Rose Sellery guides viewers through her exhibit, titled “Passages,” which focuses on the horrors of relationship abuse. Photo by Sal Ingram

A slipper pieced together by shards of glass, a bloody maternity dress hanging on a mannequin, and the shouts of an abusive husband playing in the background. These are only a few of the details highlighted in Rose Sellery’s exhibition, “Passages,” featured at the Museum of Art and History (MAH) for their Free First Friday on the evening of Oct. 5.

Free First Friday is every first Friday of the month, and this month the MAH organized the event with the Resource Center for Nonviolence’s Project Regeneration. Sellery’s exhibition was one of many contributions to the event that evening.

“Passages” tells the story about a girl, Lucille, who grows up with the dream of a man whisking her away into the perfect marriage and the Cinderella-like fairytales that she longs for.

Sellery guided the audience through the room as she narrated the story and displayed articles that represented different aspects of the abusive relationships that many people go through.

“It generally takes seven attempts to leave,” Sellery said. “Not seven beatings, but seven attempts to leave. This is not my story, but it is a lot of people’s story.”

Her idea for the exhibition came from a video she was making about relationship abuse.

“I created a story based off of that,” Sellery said. “How did [Lucille] start off that led her here? Where does she end up when she leaves? And how does this story end?”

Santa Cruz’s MAH held their monthly Free First Friday with several different exhibitions and activities surrounding around topics of nonviolence and conflict, including “Passages,” interactive art, the Pop Up Museum and live music.

Project Regeneration, which aims toward increasing art and activism in youth, hosted the interactive art activities that displayed nonviolence, such as making peace flags, partaking in a post-it note mural, and discussing issues around violence.

Irene O’Connell, an intern at the Resource Center for Nonviolence and UC Santa Cruz alumna, works with Project Regeneration to find empowerment for the youth through the arts. She talked about the importance of having a political and personal voice.

“We were realizing that there wasn’t enough youth participation in local politics,” she said. “Essentially what it is seeking to do is build a community collected of youth that’s finding empowerment through the arts, music, poetry, do it yourself activities and the creative processes.”

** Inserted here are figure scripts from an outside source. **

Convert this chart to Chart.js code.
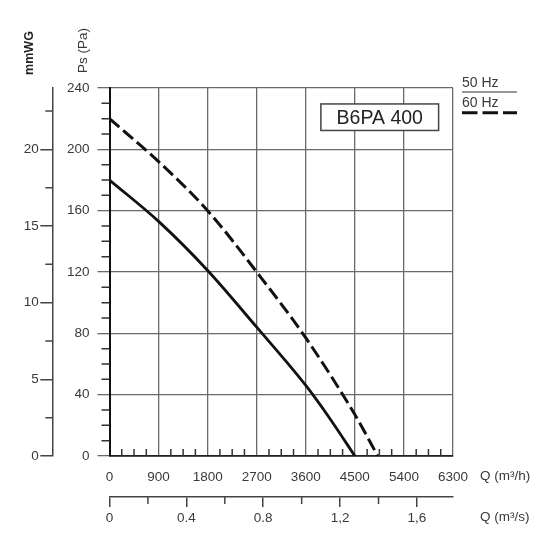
<!DOCTYPE html>
<html>
<head>
<meta charset="utf-8">
<script src="https://cdn.jsdelivr.net/npm/chart.js@4.4.0/dist/chart.umd.min.js"></script>
<style>
  html, body { margin: 0; padding: 0; background: #fff; }
  #wrap { width: 550px; height: 550px; }
</style>
</head>
<body>
<div id="wrap"><canvas id="fanChart" width="550" height="550"></canvas></div>
<script>
// Fan curve points (Q in m³/h, Ps in Pa)
const q50 = [0, 900, 1800, 2700, 3600, 4050, 4500];
const ps50 = [180, 153, 121, 84, 46, 24, 0];
const q60 = [0, 900, 1800, 2700, 3600, 4500, 4920];
const ps60 = [220, 192, 160, 120, 77, 27, 0];

const seriesNames = ['50 Hz', '60 Hz'];
const modelName = 'B6PA 400';

// Axis ranges and steps
const qhMax = 6300, qhStep = 900, qhMinor = 225;
const psMax = 240, psStep = 40, psMinor = 10;
const mmMax = 24, mmStep = 5, mmMinor = 2.5;
// m³/s scale as printed on the sheet (a bit off against the m³/h one)
const qsMax = 1.7875, qsStep = 0.4;
const qsTicks = [0, 0.4, 0.8, 1.2, 1.6];
const qsLabels = ['0', '0.4', '0.8', '1,2', '1,6'];
const qsMinorTicks = [0.2, 0.6, 1.0, 1.4];

const FONT = '"Liberation Sans", Arial, sans-serif';
const textColor = '#3a3a3a';
const gridColor = '#6a6a6a';
const axisColor = '#444';

const toPoints = (xs, ys) => xs.map((q, i) => ({ x: q, y: ys[i] }));

// minor ticks, axis names, model box and legend
const extrasPlugin = {
    id: 'extras',
    afterDraw(chart) {
        const { ctx, chartArea: a, scales } = chart;
        const { x, y, x2, y2 } = scales;
        ctx.save();

        ctx.strokeStyle = '#333';
        ctx.lineWidth = 1.5;
        ctx.beginPath();
        // Pa minor ticks, pointing left
        for (let v = psMinor; v < psMax; v += psMinor) {
            if (v % psStep === 0) continue;
            const py = y.getPixelForValue(v);
            ctx.moveTo(a.left - 8, py);
            ctx.lineTo(a.left, py);
        }
        // m³/h minor ticks, pointing up into the plot
        for (let v = qhMinor; v < qhMax; v += qhMinor) {
            if (v % qhStep === 0) continue;
            const px = x.getPixelForValue(v);
            ctx.moveTo(px, a.bottom);
            ctx.lineTo(px, a.bottom - 7);
        }
        ctx.stroke();

        ctx.strokeStyle = axisColor;
        ctx.beginPath();
        // mmWG minor ticks
        for (let v = mmMinor; v < mmMax; v += mmStep) {
            const py = y2.getPixelForValue(v);
            ctx.moveTo(y2.right - 7, py);
            ctx.lineTo(y2.right, py);
        }
        // m³/s minor ticks
        qsMinorTicks.forEach(v => {
            const px = x2.getPixelForValue(v);
            ctx.moveTo(px, x2.top);
            ctx.lineTo(px, x2.top + 7);
        });
        ctx.stroke();

        // axis names
        ctx.fillStyle = '#222';
        ctx.textAlign = 'center';
        ctx.textBaseline = 'middle';
        ctx.save();
        ctx.translate(30, 53);
        ctx.rotate(-Math.PI / 2);
        ctx.font = 'bold 12.5px ' + FONT;
        ctx.fillText('mmWG', 0, 0);
        ctx.restore();

        ctx.fillStyle = textColor;
        ctx.save();
        ctx.translate(83, 50.5);
        ctx.rotate(-Math.PI / 2);
        ctx.font = '13.5px ' + FONT;
        ctx.fillText('Ps (Pa)', 0, 0);
        ctx.restore();

        ctx.textAlign = 'left';
        ctx.font = '13.5px ' + FONT;
        ctx.fillText('Q (m³/h)', a.right + 27, 476);
        ctx.fillText('Q (m³/s)', a.right + 27, 517);

        // model box
        const bx0 = x.getPixelForValue(3877), bx1 = x.getPixelForValue(6036);
        const by0 = y.getPixelForValue(229.6), by1 = y.getPixelForValue(212.3);
        ctx.fillStyle = '#fff';
        ctx.fillRect(bx0, by0, bx1 - bx0, by1 - by0);
        ctx.strokeStyle = '#444';
        ctx.lineWidth = 1.5;
        ctx.strokeRect(bx0, by0, bx1 - bx0, by1 - by0);
        ctx.fillStyle = '#222';
        ctx.textAlign = 'center';
        ctx.font = '19.5px ' + FONT;
        ctx.fillText(modelName, (bx0 + bx1) / 2, (by0 + by1) / 2 + 1);

        // legend
        const lx = a.right + 9;
        ctx.textAlign = 'left';
        ctx.fillStyle = textColor;
        ctx.font = '14px ' + FONT;
        ctx.fillText(seriesNames[0], lx, 83);
        ctx.fillText(seriesNames[1], lx, 103.5);
        ctx.strokeStyle = '#777';
        ctx.lineWidth = 1.5;
        ctx.beginPath();
        ctx.moveTo(lx, 92);
        ctx.lineTo(lx + 55, 92);
        ctx.stroke();
        ctx.strokeStyle = '#111';
        ctx.lineWidth = 3;
        ctx.setLineDash([15.5, 5]);
        ctx.beginPath();
        ctx.moveTo(lx, 112.7);
        ctx.lineTo(lx + 55, 112.7);
        ctx.stroke();

        ctx.restore();
    }
};

const tickFont = { family: FONT, size: 13.5 };

new Chart(document.getElementById('fanChart'), {
    type: 'line',
    data: {
        datasets: [
            {
                label: seriesNames[0],
                data: toPoints(q50, ps50),
                borderColor: '#111',
                borderWidth: 2.8,
                pointRadius: 0,
                cubicInterpolationMode: 'monotone',
                fill: false
            },
            {
                label: seriesNames[1],
                data: toPoints(q60, ps60),
                borderColor: '#111',
                borderWidth: 3,
                borderDash: [13, 5],
                pointRadius: 0,
                cubicInterpolationMode: 'monotone',
                fill: false
            }
        ]
    },
    options: {
        responsive: false,
        animation: false,
        devicePixelRatio: 1,
        layout: { padding: { top: 88, left: 10, right: 97, bottom: 23 } },
        plugins: {
            legend: { display: false },
            tooltip: { enabled: false }
        },
        scales: {
            x: {
                type: 'linear',
                position: 'bottom',
                weight: 0,
                min: 0,
                max: qhMax,
                ticks: {
                    stepSize: qhStep,
                    color: textColor,
                    font: tickFont,
                    padding: 12.8,
                    maxRotation: 0,
                    autoSkip: false,
                    callback: v => String(v)
                },
                grid: { color: gridColor, lineWidth: 1.3, drawTicks: false },
                border: { color: '#222', width: 1.8 },
                afterFit: s => { s.height = 41; }
            },
            y: {
                type: 'linear',
                position: 'left',
                weight: 0,
                min: 0,
                max: psMax,
                ticks: {
                    stepSize: psStep,
                    color: textColor,
                    font: tickFont,
                    padding: 8,
                    callback: v => String(v)
                },
                grid: { color: gridColor, lineWidth: 1.3, drawTicks: true, tickLength: 12 },
                border: { color: '#111', width: 2 },
                afterFit: s => { s.width = 57.2; }
            },
            y2: {
                type: 'linear',
                position: 'left',
                weight: 1,
                min: 0,
                max: mmMax,
                ticks: {
                    stepSize: mmStep,
                    includeBounds: false,
                    color: textColor,
                    font: tickFont,
                    padding: 1.5,
                    callback: v => String(v)
                },
                grid: { drawOnChartArea: false, drawTicks: true, tickLength: 12, color: axisColor, lineWidth: 1.5 },
                border: { color: axisColor, width: 1.5 },
                afterFit: s => { s.width = 42.3; }
            },
            x2: {
                type: 'linear',
                position: 'bottom',
                weight: 1,
                min: 0,
                max: qsMax,
                ticks: {
                    stepSize: qsStep,
                    includeBounds: false,
                    color: textColor,
                    font: tickFont,
                    padding: 3.5,
                    maxRotation: 0,
                    autoSkip: false,
                    callback: v => {
                        const i = qsTicks.findIndex(t => Math.abs(t - v) < 1e-6);
                        return i >= 0 ? qsLabels[i] : '';
                    }
                },
                grid: { drawOnChartArea: false, drawTicks: true, tickLength: 10, color: axisColor, lineWidth: 1.5 },
                border: { color: axisColor, width: 1.5 },
                afterFit: s => { s.height = 30; }
            }
        }
    },
    plugins: [extrasPlugin]
});
</script>
</body>
</html>
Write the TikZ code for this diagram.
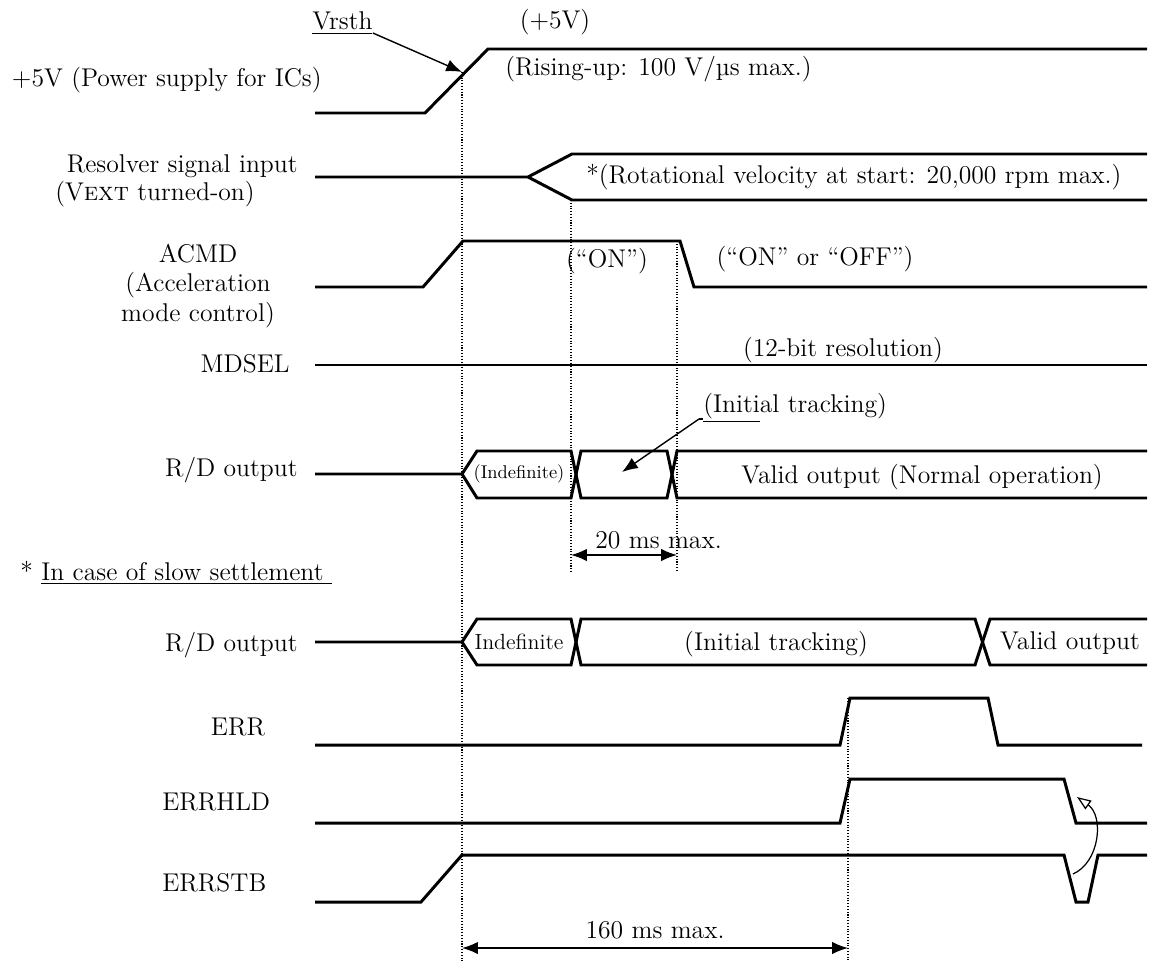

Project Regeneration has other events for the community to attend, such as an open mic every last friday of the month at the Resource Center for Nonviolence. The community can also attend trainings in nonviolence, four two-hour sessions where participants can learn about how the individual reacts to violence, look at different types of violence, and strategize how to take on issues nonviolently.

O’Connell hopes Free First Friday will allow people to learn more about Project Regeneration and the Resource Center for Nonviolence.

“It’s a great chance for the resource center to present ourselves to the public and maybe to a population we don’t normally get to connect with, so it’s exciting,” she said.

The MAH also created the Pop Up Museum, displaying objects interns and community members brought in that fell into the category of “Objects of Conflict.”

Nora Grant, the Pop Up Museum Coordinator, said it was interesting that normal, everyday objects can be a piece that stands for conflict.

“There was diversity of the objects that people brought. Some of them were pretty ordinary,” she said. “One guy brought a bottle of water and he started to talk about water shortage and conservation and desalination. You realize this object becomes a symbol for a bigger conversation.”

The Pop Up Museum, which will be a continuing event at the MAH, is going to create new topics that will keep allowing the community to express themselves by the objects they bring and display.

“I think it’s wonderful you can get these fascinating stories from really common objects and that the pop-up museum allows anybody to participate in this kind of event,” Grant said. “It’s really unique because we all have neat stuff but we don’t get to show them in a museum.”